Vingt ans ont passé. Les protagonistes de ce drame médiatique ont été confrontés à d’autres tempêtes. Ensemble, ils ont appris de leurs erreurs. Leur déménagement à Londres, en 2002, pour reprendre leurs études — à 29 ans passés ! — a fait couler beaucoup d’encre, d’autant que les Norvégiens n’ont guère apprécié de se voir présenter la note. On ne les y reprendra plus.
Mais si Haakon est l’enfant chéri du pays, la nouvelle princesse, elle, doit inlassablement faire ses preuves, justifier ses choix, avancer sans trébucher. On l’a d’abord dite exigeante et difficile ; on a moqué sa phobie de l’avion, incompatible avec sa fonction. On a également critiqué son goût soi-disant immodéré pour la mode... tout en scrutant chacun de ses looks et d’éventuels fashion faux pas !

"La princesse héritière est appréciée, même si elle n’est pas aussi populaire que le roi ou le prince héritier, qui sont aujourd’hui les membres les plus aImés de la famille royale. Le scepticisme avec lequel elle a été accueillie s’est vite dissipé après le mariage, même si les jeunes lui sont nettement plus favorables que leurs aînés", nuance Trond Norén Isaksen, historien et spécialiste de la monarchie.

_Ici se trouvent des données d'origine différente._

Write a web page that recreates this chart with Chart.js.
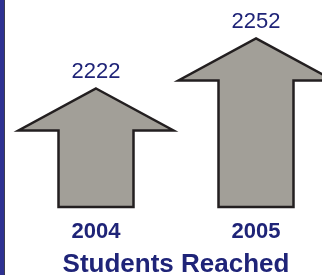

"En tant que princesse, je dois tenir mon rôle et croire en moi", avouait la jeune femme, lucide, au quotidien Verdens Gang dès 2005. Force est de constater qu’elle y est parvenue. De l’avis général, Mette-Marit est prête à devenir reine un jour. Que de chemin parcouru ! Lors d’un sondage en 2004, à la question "Qui représente le mieux la couronne ?", seuls 4 % des Norvégiens se risquaient à donner son nom.
Entretenir le mythe du couple héritier
Mais, en effectuant sa mue, celle qu’on nommait avec une pointe de condescendance "la petite Cendrillon scandinave" a perdu sa spontanéité d’avant. "Vous pouvez être amoureux transi, à un moment, vous êtes perdant. Vous perdez votre anonymat, votre vie, une part de votre personnalité, votre spontanéité... Vous perdez tout cela parce que vous devez incarner la perfection", analyse le chroniqueur royal Wim Dehandschutter.
Traumatisée par la traque des tabloïds qui la suivaient avec son fils jusqu’au jardin d’enfants, Mette-Marit n’a eu d’autre choix que de se claquemurer dans un rôle bien établi, abritée par la communication du palais. Impossible d’obtenir d’elle une interview. Même ses amis proches refusent aujourd’hui de répondre, se gardant d’évoquer les souvenirs d’autrefois.

Le mot est passé : la princesse héritière de Norvège est ce qu’elle veut bien donner d’elle. Mère aimante, princesse appliquée, future souveraine. En un mot : excellente élève. Une image lisse savamment cultivée sur son compte Instagram, où elle poste des clichés, certes plus personnels, mais qui entretiennent à leur manière le mythe du couple héritier, l’avenir de l’institution.
Comme autant de cartes postales envoyées depuis le manoir de Skaugum, où ils vivent avec leurs enfants. Un refuge sûr mais qu’il faudra un jour quitter pour le palais d’Oslo. "Alt for Norge" — "Tout pour la Norvège" —, telle est, ici, la devise des rois depuis 1905.